The “Jewish Criterion” of Pittsburgh puts it thus: “We are the greatest organizers in the world when it comes to raising money. And there isn’t the slightest doubt that if the Zionist group can get David Brown to go on a money raising tour for them that the sky is the limit when it comes to the amount to be raised. But seriously speaking something far more valuable than the prospect of getting more money for Palestine has been achieved through the Marshall-Weizmann Peace Treaty and that is good will, good feeling and unity in America.”

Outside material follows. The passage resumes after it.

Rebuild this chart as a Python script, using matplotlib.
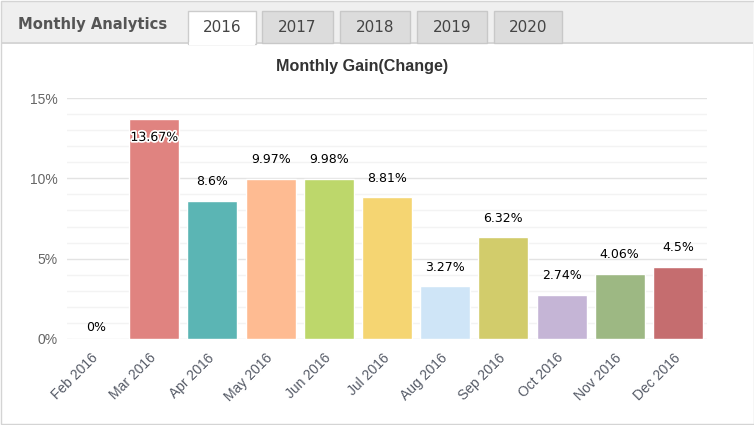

The “Reform Advocate” of Chicago, in an editorial by Dr. Emil G. Hirsch, while expressing satisfaction with the fact that “seemingly the slate is now clean and Zionists and non-Zionists are now in a condition to discuss the creation of the Jewish Agency,” objects to the “continued insistence” on the part of the Zionists in calling Palestine “the Jewish National Homeland.” In the opinion of the paper that is “begging the question before the discussions begin and does not speak well for the chances of success in the further discussions when once the Jewish Agency shall have been established. Perhaps,” we read further, “it is that slowly and very slowly the Zionist leaders are proceeding in the reconstruction of the whole idea of Zion to make it conform to the real situation that they have to face, a situation that includes settlement in a small country, that cannot possibly take up more than just a recognizable minority, that cannot any longer be anything else than a part of the British Empire and that cannot for a moment evade the responsibilities of meeting the presence of others beside the Jewish population. The leaders, as we say, may know all of this and yet they have not been able to take out of the minds of the masses in Zionism what the leaders themselves put in by their propaganda in the epoch of inspirational speeches, and Sechmaryahu Levinic passion. That will take a long time. In the meanwhile the New Palestine prints its headlines ‘Palestine Unites American Jewry.’ We could have found many headlines that might have stated the real situation very much better. That such a headline was not found and used is sign enough that even some of the leaders are not trying to say to the Zionistic readers that Zinism is facing a changed situation. If that continues. Weizmann will have to explain away many more things in the coming days.”